Знойное, суховейное лето 1891 года; страшный пожар, уничтоживший в том же году добрую половину старинной крепости и оставивший без крова сотни душ; небывалый мор на рогатый скот и, наконец, голод, охвативший всю степную полосу Западно-Сибирского края,— все эти лишения и бедствия многие из станичных старожилов приписывали грехопадению хорунжего Брандта, а больше всего — колдовским наваждениям его дикарки.
Но не миновал в тот памятный год роковой беды и наглухо закрытый от станичных старожилов, похожий на крепость дом Брандта. Внезапно скончалась от горячки совсем уже, казалось, оправившаяся после трудных родов любимая им иноземка, оставив на руках потрясенного вдовца беспомощное, крошечное существо, нареченное ими — без крещения в церковной купели — Варварой.
А неделю спустя после Похорон внезаконной супруги покончил с собой и хорунжий Брандт, застрелившись из старого карабина на могиле любимой своей иноверки.
По приговору станичного общества над маленькой Варварой решено было учредить опеку. Так как львиная доля средств, вырученных от распродажи с молотка движимого и недвижимого брандтовского имущества, поступала в полное распоряжение опекуна — а средства были немалые,— то и охотников взять на себя воспитание ребенка было хоть отбавляй. Однако верх на опекунских выборах взял состоявший в родстве с попом и станичным атаманом самый жадный до чужого добра, самый смиренный и благообразный на вид старик в станице, школьный попечитель Анемподист Никоныч Иконников. На его-то попечение и была передана маленькая Варвара, которую он торжественно обещал на миру вспоить и вскормить до совершеннолетнего возраста.
Варвара росла замкнутым, необщительным, дичившимся и взрослых, и своих сверстников ребенком. С малых лет она тянулась к уединению, чуралась тех игрищ и забав, которые свойственны были детям казачьей станицы. Знойные летние дни любила она проводить в степи, вдали от чужих глаз.
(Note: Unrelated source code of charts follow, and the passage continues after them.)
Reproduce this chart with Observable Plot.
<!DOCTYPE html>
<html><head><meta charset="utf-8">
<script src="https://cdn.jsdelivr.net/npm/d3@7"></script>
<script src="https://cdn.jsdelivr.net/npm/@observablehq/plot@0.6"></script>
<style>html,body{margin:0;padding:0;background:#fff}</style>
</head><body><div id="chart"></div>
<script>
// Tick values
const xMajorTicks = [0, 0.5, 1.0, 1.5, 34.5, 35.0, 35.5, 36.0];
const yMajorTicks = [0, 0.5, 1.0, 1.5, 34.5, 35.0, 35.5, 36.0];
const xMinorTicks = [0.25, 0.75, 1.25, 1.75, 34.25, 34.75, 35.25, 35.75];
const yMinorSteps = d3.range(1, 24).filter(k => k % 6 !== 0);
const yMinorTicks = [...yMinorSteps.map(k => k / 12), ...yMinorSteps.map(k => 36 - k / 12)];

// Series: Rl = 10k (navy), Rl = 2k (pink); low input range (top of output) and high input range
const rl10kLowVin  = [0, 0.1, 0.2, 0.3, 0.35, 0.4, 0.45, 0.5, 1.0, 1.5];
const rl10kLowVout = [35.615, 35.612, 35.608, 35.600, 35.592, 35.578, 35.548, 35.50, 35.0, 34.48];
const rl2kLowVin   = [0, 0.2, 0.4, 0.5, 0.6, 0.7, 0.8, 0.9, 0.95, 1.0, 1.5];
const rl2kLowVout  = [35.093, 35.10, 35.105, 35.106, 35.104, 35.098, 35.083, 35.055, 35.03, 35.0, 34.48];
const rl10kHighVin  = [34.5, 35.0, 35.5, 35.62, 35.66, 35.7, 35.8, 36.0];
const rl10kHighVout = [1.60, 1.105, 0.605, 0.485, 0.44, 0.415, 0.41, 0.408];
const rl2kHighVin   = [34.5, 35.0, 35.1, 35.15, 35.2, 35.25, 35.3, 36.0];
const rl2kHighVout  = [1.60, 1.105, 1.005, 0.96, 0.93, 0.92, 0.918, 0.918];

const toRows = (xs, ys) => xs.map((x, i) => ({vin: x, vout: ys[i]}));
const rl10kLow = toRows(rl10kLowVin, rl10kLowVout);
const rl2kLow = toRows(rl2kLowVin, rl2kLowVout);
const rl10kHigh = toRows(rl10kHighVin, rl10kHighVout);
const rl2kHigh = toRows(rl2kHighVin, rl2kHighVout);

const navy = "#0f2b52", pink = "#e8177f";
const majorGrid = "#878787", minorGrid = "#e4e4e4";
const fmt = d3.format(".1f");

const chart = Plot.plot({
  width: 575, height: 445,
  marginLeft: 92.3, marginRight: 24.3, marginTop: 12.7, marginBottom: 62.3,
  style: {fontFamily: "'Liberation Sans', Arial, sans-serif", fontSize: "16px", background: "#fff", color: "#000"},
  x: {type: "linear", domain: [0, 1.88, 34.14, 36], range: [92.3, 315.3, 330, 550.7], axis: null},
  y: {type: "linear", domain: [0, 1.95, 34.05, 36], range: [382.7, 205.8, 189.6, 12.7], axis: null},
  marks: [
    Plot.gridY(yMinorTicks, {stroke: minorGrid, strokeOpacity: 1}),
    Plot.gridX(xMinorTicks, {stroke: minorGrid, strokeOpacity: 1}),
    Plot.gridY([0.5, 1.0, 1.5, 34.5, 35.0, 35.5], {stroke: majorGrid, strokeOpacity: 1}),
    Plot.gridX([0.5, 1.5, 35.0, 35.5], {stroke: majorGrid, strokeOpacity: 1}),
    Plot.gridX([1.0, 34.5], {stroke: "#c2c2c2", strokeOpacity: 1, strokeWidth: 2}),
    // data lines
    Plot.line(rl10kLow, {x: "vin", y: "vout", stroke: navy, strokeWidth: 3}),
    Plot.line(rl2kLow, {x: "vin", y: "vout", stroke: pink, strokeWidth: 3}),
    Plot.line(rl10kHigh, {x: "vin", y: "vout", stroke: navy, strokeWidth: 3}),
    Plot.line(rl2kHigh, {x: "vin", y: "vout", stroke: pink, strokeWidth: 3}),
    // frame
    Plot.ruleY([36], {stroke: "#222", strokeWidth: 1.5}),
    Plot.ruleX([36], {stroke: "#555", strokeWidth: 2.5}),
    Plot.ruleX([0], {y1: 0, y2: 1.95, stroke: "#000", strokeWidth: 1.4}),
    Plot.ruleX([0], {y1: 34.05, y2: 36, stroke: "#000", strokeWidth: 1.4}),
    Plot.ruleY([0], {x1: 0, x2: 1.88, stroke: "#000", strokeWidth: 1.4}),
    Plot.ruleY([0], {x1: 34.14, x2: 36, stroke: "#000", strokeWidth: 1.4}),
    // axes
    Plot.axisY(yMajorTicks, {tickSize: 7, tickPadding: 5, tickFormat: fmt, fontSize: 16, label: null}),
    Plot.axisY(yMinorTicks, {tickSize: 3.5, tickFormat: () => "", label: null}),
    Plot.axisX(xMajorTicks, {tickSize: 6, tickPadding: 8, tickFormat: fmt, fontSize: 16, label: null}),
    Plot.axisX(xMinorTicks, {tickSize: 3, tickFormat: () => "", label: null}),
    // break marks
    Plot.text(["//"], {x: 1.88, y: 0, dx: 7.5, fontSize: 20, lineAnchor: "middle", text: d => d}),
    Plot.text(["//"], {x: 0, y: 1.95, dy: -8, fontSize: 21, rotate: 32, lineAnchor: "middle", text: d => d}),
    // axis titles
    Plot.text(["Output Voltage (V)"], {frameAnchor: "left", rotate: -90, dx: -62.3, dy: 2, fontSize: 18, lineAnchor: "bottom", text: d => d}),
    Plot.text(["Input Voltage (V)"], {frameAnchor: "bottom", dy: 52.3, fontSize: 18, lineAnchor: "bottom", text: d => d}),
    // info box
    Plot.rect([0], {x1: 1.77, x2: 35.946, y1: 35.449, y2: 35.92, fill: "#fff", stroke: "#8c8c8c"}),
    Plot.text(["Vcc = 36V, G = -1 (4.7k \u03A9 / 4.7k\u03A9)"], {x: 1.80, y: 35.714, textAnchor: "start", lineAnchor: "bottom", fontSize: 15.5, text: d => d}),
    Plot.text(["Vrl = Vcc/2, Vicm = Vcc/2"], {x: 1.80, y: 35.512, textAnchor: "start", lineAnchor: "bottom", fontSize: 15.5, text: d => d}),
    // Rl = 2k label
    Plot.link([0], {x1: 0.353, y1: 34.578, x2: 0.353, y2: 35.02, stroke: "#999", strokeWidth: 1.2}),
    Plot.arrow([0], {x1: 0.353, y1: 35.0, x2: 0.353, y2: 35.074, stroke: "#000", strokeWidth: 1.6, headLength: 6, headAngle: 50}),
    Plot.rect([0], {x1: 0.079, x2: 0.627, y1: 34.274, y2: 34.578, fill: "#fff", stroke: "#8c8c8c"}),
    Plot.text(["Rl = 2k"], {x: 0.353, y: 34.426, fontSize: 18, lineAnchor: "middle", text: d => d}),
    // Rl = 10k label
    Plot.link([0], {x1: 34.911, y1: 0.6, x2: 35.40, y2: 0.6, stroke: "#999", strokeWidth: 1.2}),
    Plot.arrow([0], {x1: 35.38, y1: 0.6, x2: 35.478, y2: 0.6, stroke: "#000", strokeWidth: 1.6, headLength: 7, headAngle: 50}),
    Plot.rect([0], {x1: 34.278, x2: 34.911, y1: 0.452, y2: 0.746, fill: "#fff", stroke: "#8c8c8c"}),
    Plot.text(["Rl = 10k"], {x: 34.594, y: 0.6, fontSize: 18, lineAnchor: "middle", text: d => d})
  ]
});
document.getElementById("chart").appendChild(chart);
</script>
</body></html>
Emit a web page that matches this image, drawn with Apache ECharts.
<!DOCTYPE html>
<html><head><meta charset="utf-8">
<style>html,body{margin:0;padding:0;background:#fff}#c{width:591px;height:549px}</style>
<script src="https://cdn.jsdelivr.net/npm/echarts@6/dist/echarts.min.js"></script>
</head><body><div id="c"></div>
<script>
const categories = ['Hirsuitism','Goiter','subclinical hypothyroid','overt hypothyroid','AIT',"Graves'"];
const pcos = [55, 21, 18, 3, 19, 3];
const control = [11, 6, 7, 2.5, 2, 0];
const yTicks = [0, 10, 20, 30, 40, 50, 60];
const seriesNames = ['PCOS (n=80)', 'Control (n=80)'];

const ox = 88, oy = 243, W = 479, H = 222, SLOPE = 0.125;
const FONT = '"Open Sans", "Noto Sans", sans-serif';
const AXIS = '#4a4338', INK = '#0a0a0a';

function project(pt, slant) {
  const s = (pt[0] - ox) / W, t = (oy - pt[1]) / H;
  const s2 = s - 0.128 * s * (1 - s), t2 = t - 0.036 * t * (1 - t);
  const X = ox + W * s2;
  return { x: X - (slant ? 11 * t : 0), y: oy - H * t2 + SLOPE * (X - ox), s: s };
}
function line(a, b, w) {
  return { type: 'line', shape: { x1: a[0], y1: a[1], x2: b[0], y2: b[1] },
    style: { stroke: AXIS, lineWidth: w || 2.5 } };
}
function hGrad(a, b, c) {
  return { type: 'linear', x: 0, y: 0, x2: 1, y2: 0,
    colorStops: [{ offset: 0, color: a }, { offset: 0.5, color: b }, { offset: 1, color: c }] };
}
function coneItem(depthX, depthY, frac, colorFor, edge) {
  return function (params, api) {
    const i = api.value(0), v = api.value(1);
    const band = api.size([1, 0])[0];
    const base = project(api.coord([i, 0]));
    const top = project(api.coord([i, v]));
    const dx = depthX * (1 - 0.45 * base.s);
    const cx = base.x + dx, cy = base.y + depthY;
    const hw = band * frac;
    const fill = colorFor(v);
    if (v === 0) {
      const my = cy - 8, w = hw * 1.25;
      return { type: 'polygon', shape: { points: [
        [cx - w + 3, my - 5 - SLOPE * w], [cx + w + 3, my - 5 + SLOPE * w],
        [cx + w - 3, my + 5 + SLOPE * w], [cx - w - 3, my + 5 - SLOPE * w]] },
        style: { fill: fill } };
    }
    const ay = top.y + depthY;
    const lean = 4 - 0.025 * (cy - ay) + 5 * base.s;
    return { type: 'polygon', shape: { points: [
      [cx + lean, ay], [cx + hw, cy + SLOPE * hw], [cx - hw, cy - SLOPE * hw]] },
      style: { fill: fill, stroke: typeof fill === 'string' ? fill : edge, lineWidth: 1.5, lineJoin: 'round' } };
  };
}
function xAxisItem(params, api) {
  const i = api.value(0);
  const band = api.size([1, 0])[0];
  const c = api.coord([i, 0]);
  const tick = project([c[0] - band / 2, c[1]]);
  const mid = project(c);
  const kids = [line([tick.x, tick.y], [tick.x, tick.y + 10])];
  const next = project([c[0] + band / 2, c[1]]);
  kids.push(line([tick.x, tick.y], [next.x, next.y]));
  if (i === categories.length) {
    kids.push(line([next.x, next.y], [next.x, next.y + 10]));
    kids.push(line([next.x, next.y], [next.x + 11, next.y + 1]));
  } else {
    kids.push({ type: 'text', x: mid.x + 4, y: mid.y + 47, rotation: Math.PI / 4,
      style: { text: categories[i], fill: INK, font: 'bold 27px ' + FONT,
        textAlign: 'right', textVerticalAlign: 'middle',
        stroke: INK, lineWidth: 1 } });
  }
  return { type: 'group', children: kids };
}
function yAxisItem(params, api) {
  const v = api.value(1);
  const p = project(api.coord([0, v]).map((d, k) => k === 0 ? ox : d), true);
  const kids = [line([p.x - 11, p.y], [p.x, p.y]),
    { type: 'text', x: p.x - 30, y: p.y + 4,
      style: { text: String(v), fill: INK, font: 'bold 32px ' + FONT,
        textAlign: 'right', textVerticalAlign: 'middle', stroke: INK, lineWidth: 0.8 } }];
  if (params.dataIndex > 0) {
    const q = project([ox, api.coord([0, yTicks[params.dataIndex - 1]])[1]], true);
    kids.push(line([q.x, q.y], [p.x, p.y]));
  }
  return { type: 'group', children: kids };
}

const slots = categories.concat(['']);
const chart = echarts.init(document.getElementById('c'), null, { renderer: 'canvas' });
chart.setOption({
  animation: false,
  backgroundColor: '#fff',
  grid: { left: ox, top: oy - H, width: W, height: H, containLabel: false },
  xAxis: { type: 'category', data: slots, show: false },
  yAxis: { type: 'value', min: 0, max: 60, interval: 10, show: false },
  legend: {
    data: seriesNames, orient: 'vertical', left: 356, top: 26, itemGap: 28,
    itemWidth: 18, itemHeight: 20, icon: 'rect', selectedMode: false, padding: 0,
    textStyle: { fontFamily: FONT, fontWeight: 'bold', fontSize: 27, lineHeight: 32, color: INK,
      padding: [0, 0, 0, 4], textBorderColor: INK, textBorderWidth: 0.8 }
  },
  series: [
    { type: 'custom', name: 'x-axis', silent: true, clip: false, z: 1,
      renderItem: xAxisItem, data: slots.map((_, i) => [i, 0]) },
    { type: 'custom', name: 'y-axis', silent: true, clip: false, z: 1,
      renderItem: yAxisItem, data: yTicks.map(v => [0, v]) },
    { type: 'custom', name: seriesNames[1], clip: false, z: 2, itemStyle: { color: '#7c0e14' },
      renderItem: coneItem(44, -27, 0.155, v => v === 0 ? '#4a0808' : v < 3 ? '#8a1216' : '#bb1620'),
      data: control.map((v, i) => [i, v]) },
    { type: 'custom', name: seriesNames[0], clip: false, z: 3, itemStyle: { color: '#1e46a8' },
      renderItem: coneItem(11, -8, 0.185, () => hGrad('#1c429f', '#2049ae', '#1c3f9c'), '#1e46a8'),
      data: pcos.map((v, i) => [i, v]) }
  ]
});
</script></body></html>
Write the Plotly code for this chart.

Шли годы. Варвара выравнивалась в высокую, гибкую станом, не по-здешнему стремительную в движениях, легкую на поступь девушку. Тогда на диковато-яркую, бросающуюся всем в глаза красоту ее стали заглядываться молодые казаки, и, чувствуя это, она нередко доводила их одной своей сверкнувшей на смуглом лице улыбкой до несвойственной им застенчивости и робости.